«La tonnara di Camogli muore, aiutateci»

Luisa Castellini

Sono una dozzina. Mattinieri e di poche parole, come la tradizione vuole che siano i pescatori. Non amano raccontare cosa combinano in mare e attirare l’attenzione. Ma oggi sono costretti a parlare e a gran voce.
Sono i pescatori della Tonnara di Camogli, custodi di una tradizione antichissima, di cui si ha notizia già nel lontano ’600, quando i tonni passavano numerosi sotto Punta Chiappa, diretti verso il Mediterraneo per il «viaggio dell’amore», la riproduzione.
Da allora di tempo n’è passato e da vent’anni a questa parte, i tonni sono solo un ricordo. Inquinamento e diporto li hanno costretti a cambiare rotta ma i pescatori non si arrendono e continuano - testardi - a solcare il mare come quattrocento anni fa.
Ad aprile portano le barche sotto il Monte di Portofino e calano, come i loro predecessori, il «pedale», una rete di cocco lunga 340 metri che sbarra il cammino dei pesci, costringendoli verso la «camera di raccolta». Da lì a quella «della morte», ove si consumerà la loro fine con le «levate», il passo è breve. Ma in quest’antichissimo dedalo di reti i tonni non arrivano più. Per fortuna ci sono i loro «cugini»: pesce azzurro, palamiti, tombarelli e ricciole, che permettono alla tonnara di sopravvivere. O almeno così è stato, fino a un paio d'anni fa. Anche questi iniziano a scarseggiare e la tonnara rischia di chiudere per sempre, parola di Mario Mortola e Simone Gambazza, rispettivamente Direttore e Presidente della Cooperativa di Camogli. Nata nel '74, conta una cinquantina di persone. Coordina le uscite in mare e le vendite del pescato ma non riesce più a mantenere la tonnara. I normali incentivi per la pesca non bastano a sostenerne il costo. Serve altro, un aiuto da parte di chi si occupa di tradizione, turismo e cultura. «La Tonnara di Camogli è un antico patrimonio ligure ed è una delle poche ancora attive in Italia. Con il calo del pescato si rischia la chiusura, la dismissione degli impianti e la perdita del lavoro per i pescatori che se occupano. Per questo chiediamo un finanziamento specifico da parte delle Istituzioni Culturali affinché ne garantiscano la tutela e la sopravvivenza» dichiara Simone Gambazza. Ma cosa c'entra la pesca con la cultura? E la tonnara con la Liguria? A ben guardare, molto.
Le tonnare ancora attive in Italia si contano sulla punta delle dita e sono tutte legate alla nostra regione.

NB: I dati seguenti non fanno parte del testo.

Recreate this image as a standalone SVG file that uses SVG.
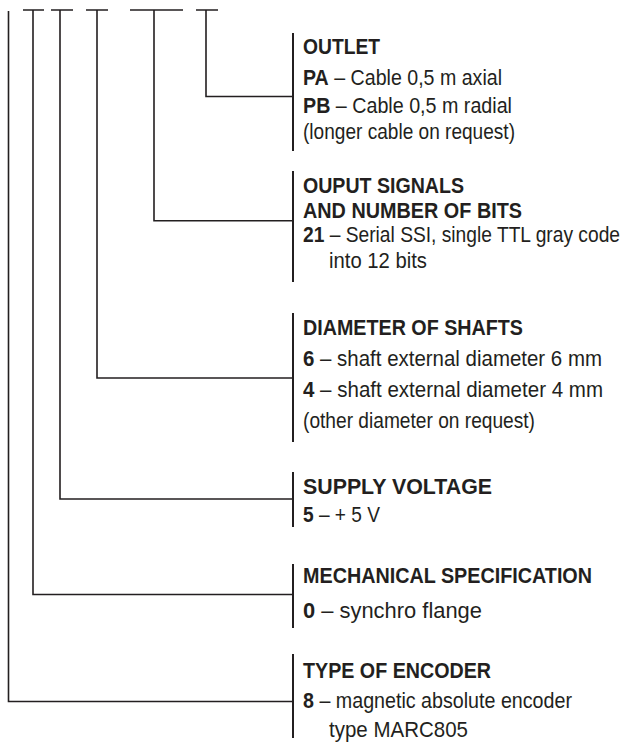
<svg xmlns="http://www.w3.org/2000/svg" width="630" height="742" viewBox="0 0 630 742">
<style>
.t{font-family:"Liberation Sans",Arial,sans-serif;font-size:21.5px;fill:#231f20}
.b{font-weight:bold}
.br{stroke:#231f20;stroke-width:2;fill:none}
.c{stroke:#231f20;stroke-width:1.6;fill:none}
</style>
<rect width="630" height="742" fill="#fff"/>
<g id="connectors">
<path class="c" d="M8.5 11V701.5H293"/>
<path class="c" d="M23 10H44M33 10V594.5H293"/>
<path class="c" d="M51 10H73M60 10V499H293"/>
<path class="c" d="M86 10H108M97 10V378H293"/>
<path class="c" d="M130 10H183M154 10V220.7H293"/>
<path class="c" d="M196 10H218M206 10V96.5H293"/>
</g>
<g id="outlet">
<line class="br" x1="293" y1="33" x2="293" y2="151"/>
<text class="t b" x="303" y="54" textLength="77" lengthAdjust="spacingAndGlyphs">OUTLET</text>
<text class="t" x="303" y="85" textLength="199" lengthAdjust="spacingAndGlyphs"><tspan class="b">PA</tspan> – Cable 0,5 m axial</text>
<text class="t" x="303" y="112.5" textLength="209" lengthAdjust="spacingAndGlyphs"><tspan class="b">PB</tspan> – Cable 0,5 m radial</text>
<text class="t" x="303" y="139" textLength="212" lengthAdjust="spacingAndGlyphs">(longer cable on request)</text>
</g>
<g id="output">
<line class="br" x1="293" y1="171" x2="293" y2="282"/>
<text class="t b" x="303" y="193" textLength="161" lengthAdjust="spacingAndGlyphs">OUPUT SIGNALS</text>
<text class="t b" x="303" y="217.5" textLength="219" lengthAdjust="spacingAndGlyphs">AND NUMBER OF BITS</text>
<text class="t" x="303" y="242" textLength="317" lengthAdjust="spacingAndGlyphs"><tspan class="b">21</tspan> – Serial SSI, single TTL gray code</text>
<text class="t" x="329" y="268" textLength="98" lengthAdjust="spacingAndGlyphs">into 12 bits</text>
</g>
<g id="diameter">
<line class="br" x1="293" y1="313" x2="293" y2="442"/>
<text class="t b" x="303" y="335" textLength="220" lengthAdjust="spacingAndGlyphs">DIAMETER OF SHAFTS</text>
<text class="t" x="303" y="366" textLength="299" lengthAdjust="spacingAndGlyphs"><tspan class="b">6</tspan> – shaft external diameter 6 mm</text>
<text class="t" x="303" y="397" textLength="300" lengthAdjust="spacingAndGlyphs"><tspan class="b">4</tspan> – shaft external diameter 4 mm</text>
<text class="t" x="303" y="428" textLength="232" lengthAdjust="spacingAndGlyphs">(other diameter on request)</text>
</g>
<g id="supply">
<line class="br" x1="293" y1="472" x2="293" y2="527"/>
<text class="t b" x="303" y="494" textLength="189" lengthAdjust="spacingAndGlyphs">SUPPLY VOLTAGE</text>
<text class="t" x="303" y="522" textLength="77" lengthAdjust="spacingAndGlyphs"><tspan class="b">5</tspan> – + 5 V</text>
</g>
<g id="mechanical">
<line class="br" x1="293" y1="564" x2="293" y2="628"/>
<text class="t b" x="303" y="583" textLength="289" lengthAdjust="spacingAndGlyphs">MECHANICAL SPECIFICATION</text>
<text class="t" x="303" y="618" textLength="179" lengthAdjust="spacingAndGlyphs"><tspan class="b">0</tspan> – synchro flange</text>
</g>
<g id="type">
<line class="br" x1="293" y1="654" x2="293" y2="738"/>
<text class="t b" x="303" y="678" textLength="188" lengthAdjust="spacingAndGlyphs">TYPE OF ENCODER</text>
<text class="t" x="303" y="708" textLength="269" lengthAdjust="spacingAndGlyphs"><tspan class="b">8</tspan> – magnetic absolute encoder</text>
<text class="t" x="329" y="737" textLength="139" lengthAdjust="spacingAndGlyphs">type MARC805</text>
</g>
</svg>
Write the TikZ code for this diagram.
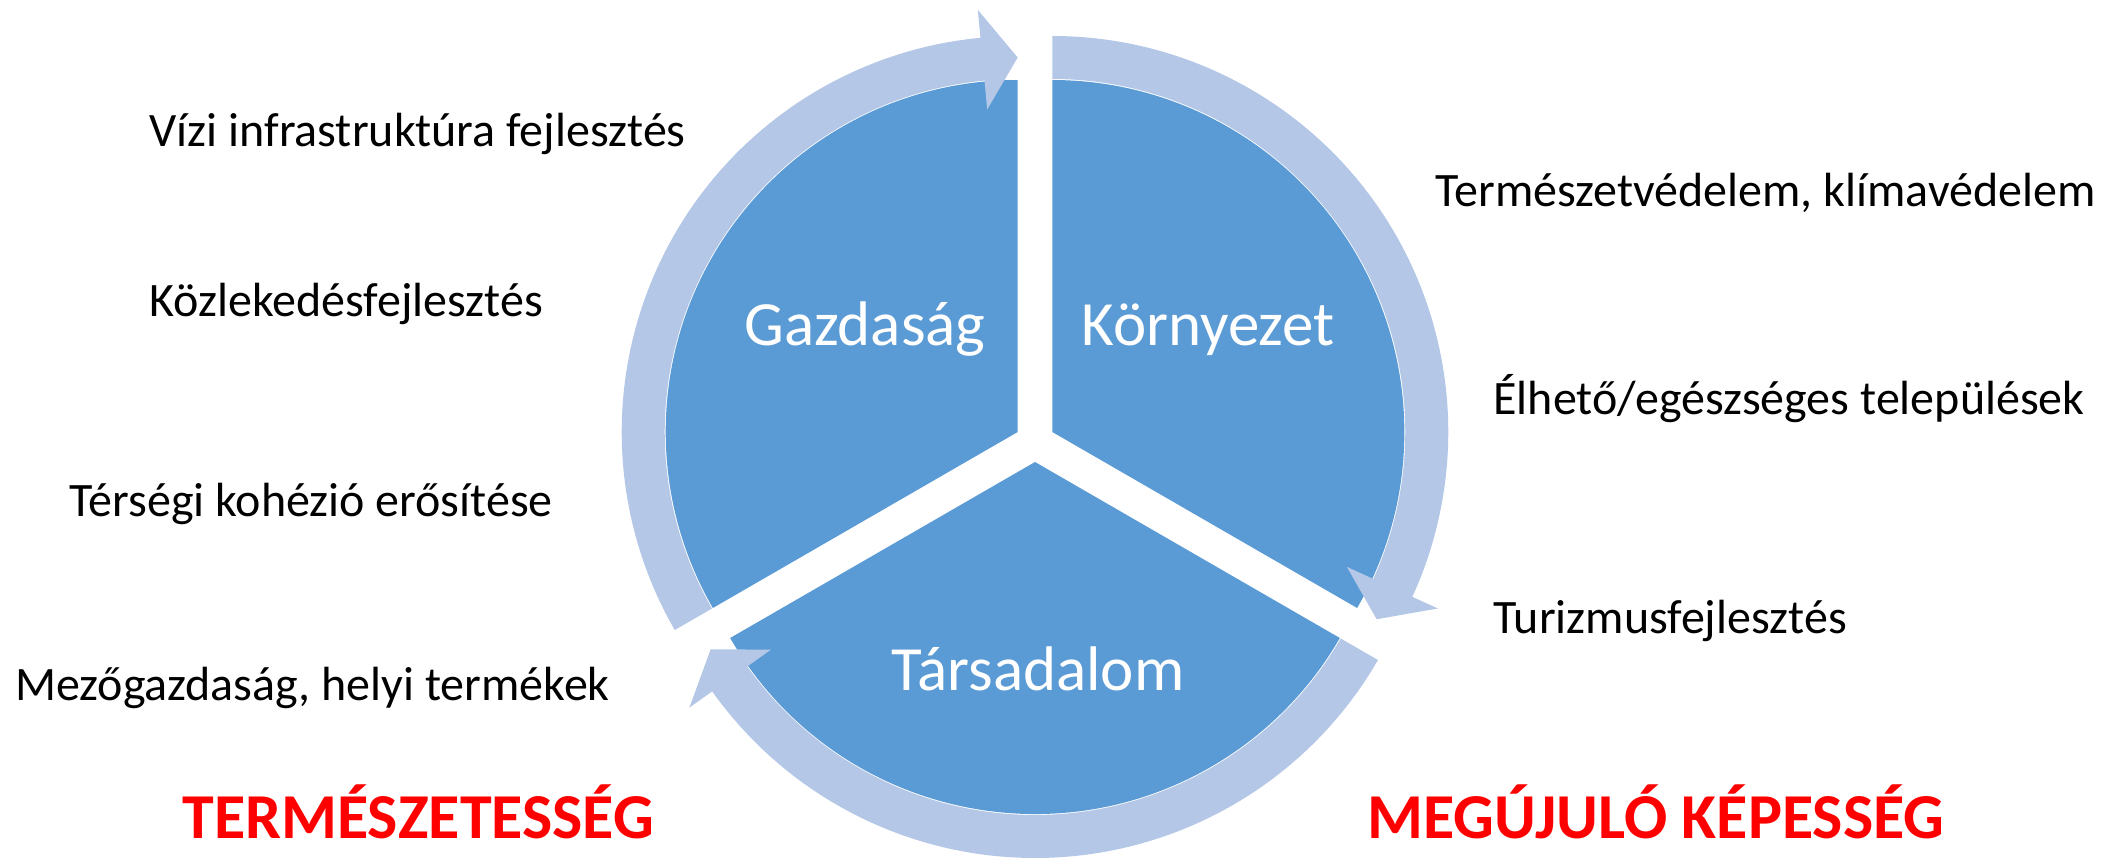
\documentclass[tikz,border=0pt]{standalone}
\usepackage{fontspec}
\setmainfont{Carlito}
\usetikzlibrary{calc}
\definecolor{piecol}{HTML}{5B9BD5}
\definecolor{ringcol}{HTML}{B4C7E7}
\definecolor{redtxt}{HTML}{FF0000}
\tikzset{
  piece/.style={fill=piecol},
  ringarrow/.style={fill=ringcol},
  lbl/.style={inner sep=0pt, anchor=base west, text=black, font=\fontsize{24}{28}\selectfont},
  bigred/.style={inner sep=0pt, anchor=base west, text=redtxt, font=\fontsize{32}{38}\selectfont\bfseries},
  seglbl/.style={inner sep=0pt, anchor=base, text=white, font=\fontsize{31.5}{37}\selectfont}
}
\begin{document}
\begin{tikzpicture}[x=0.5pt,y=0.5pt]
\useasboundingbox (0,0) rectangle (2101,858);
\coordinate (G) at (1017.7,426);
\coordinate (K) at (1052.3,426);
\coordinate (T) at (1035,396);
% pie pieces
\fill[piece] (G) -- ($(G)+(90:352)$) arc[start angle=90,end angle=210,radius=352] -- cycle;
\fill[piece] (K) -- ($(K)+(-30:352)$) arc[start angle=-30,end angle=90,radius=352] -- cycle;
\fill[piece] (T) -- ($(T)+(210:352)$) arc[start angle=210,end angle=330,radius=352] -- cycle;
% ring arrows
\fill[ringarrow] ($(G)+(210:396)$) arc[start angle=210,end angle=95.4,radius=396]
  -- ($(G)+(95.4:424)$) -- ($(G)+(90:374.5)$) -- ($(G)+(95.4:324)$) -- ($(G)+(95.4:353)$)
  arc[start angle=95.4,end angle=210,radius=353] -- cycle;
\fill[ringarrow] ($(K)+(90:396)$) arc[start angle=90,end angle=-24.6,radius=396]
  -- ($(K)+(-24.6:424)$) -- ($(K)+(-30:374.5)$) -- ($(K)+(-24.6:324)$) -- ($(K)+(-24.6:353)$)
  arc[start angle=-24.6,end angle=90,radius=353] -- cycle;
\fill[ringarrow] ($(T)+(330:396)$) arc[start angle=330,end angle=215.4,radius=396]
  -- ($(T)+(215.4:424)$) -- ($(T)+(210:374.5)$) -- ($(T)+(215.4:324)$) -- ($(T)+(215.4:353)$)
  arc[start angle=215.4,end angle=330,radius=353] -- cycle;
% segment labels
\node[seglbl] (gaz) at (865,512) {Gazdaság};
\node[seglbl] (kor) at (1208,512) {Környezet};
\node[seglbl] (tar) at (1038,168) {Társadalom};
% left texts
\node[lbl] (t1) at (149,711.3) {Vízi infrastruktúra fejlesztés};
\node[lbl] (t2) at (149,541.3) {Közlekedésfejlesztés};
\node[lbl] (t3) at (69,341.3) {Térségi kohézió erősítése};
\node[lbl] (t4) at (15,158) {Mezőgazdaság, helyi termékek};
\node[bigred] (t5) at (182,20) {TERMÉSZETESSÉG};
% right texts
\node[lbl] (r1) at (1435,651) {Természetvédelem, klímavédelem};
\node[lbl] (r2) at (1493,443) {Élhető/egészséges települések};
\node[lbl] (r3) at (1493,225) {Turizmusfejlesztés};
\node[bigred] (r4) at (1367,20) {MEGÚJULÓ KÉPESSÉG};
\end{tikzpicture}
\end{document}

In Sardegna portano il nome di una famiglia genovese, i Greco. E il tonno gode di alta considerazione: c'è un Museo della Tonnara (a Stintino) e una kermesse annuale, Il Girotonno, che coniuga con successo tradizione e gastronomia.
In Sicilia, l'unica tonnara attiva è a Favignana, che nella sua storia conserva i nomi dei Pallavicino e dei Parodi. Ma forse il caso siciliano non fa testo. Là sono convinti che questa pesca sia parte del patrimonio culturale. Restaurano l'antico stabilimento della tonnara e le attrezzature. Progettano musei e servizi, iscrivono il Rais -il capo della tonnara- nel Libro dei Tesori Umani Viventi.
E in Liguria? Appurato il profondo legame con la tonnara e l’interesse che suscita in altre regioni, un intervento non pare affatto fuori luogo. Certo, si può obiettare che senza tonno non ha senso aiutare una tonnara, aggiungendo che quella di Camogli è una «tonnarella». Ovvero è più piccola per struttura e non compie la canonica mattanza. Non si arpionano i pesci cantando antichi inni ma si levano le reti in silenzio. È diversa dalle altre e forse, proprio per questa sua unicità, è ancora più preziosa. Non può neanche sfruttare la licenza per il pesca turismo perché le barche di Camogli sono piccole, dieci metri al massimo. Possono portare uno o due turisti a vedere la pesca e con questi numeri non si risollevano le sorti di nessuna tradizione.


Il valore storico culturale della tonnara di Camogli è innegabile, come l’impegno di chi conserva questa tradizione fisicamente, compiendo gli stessi gesti dei suoi predecessori e tramandandone i segreti. Se non è cultura questa.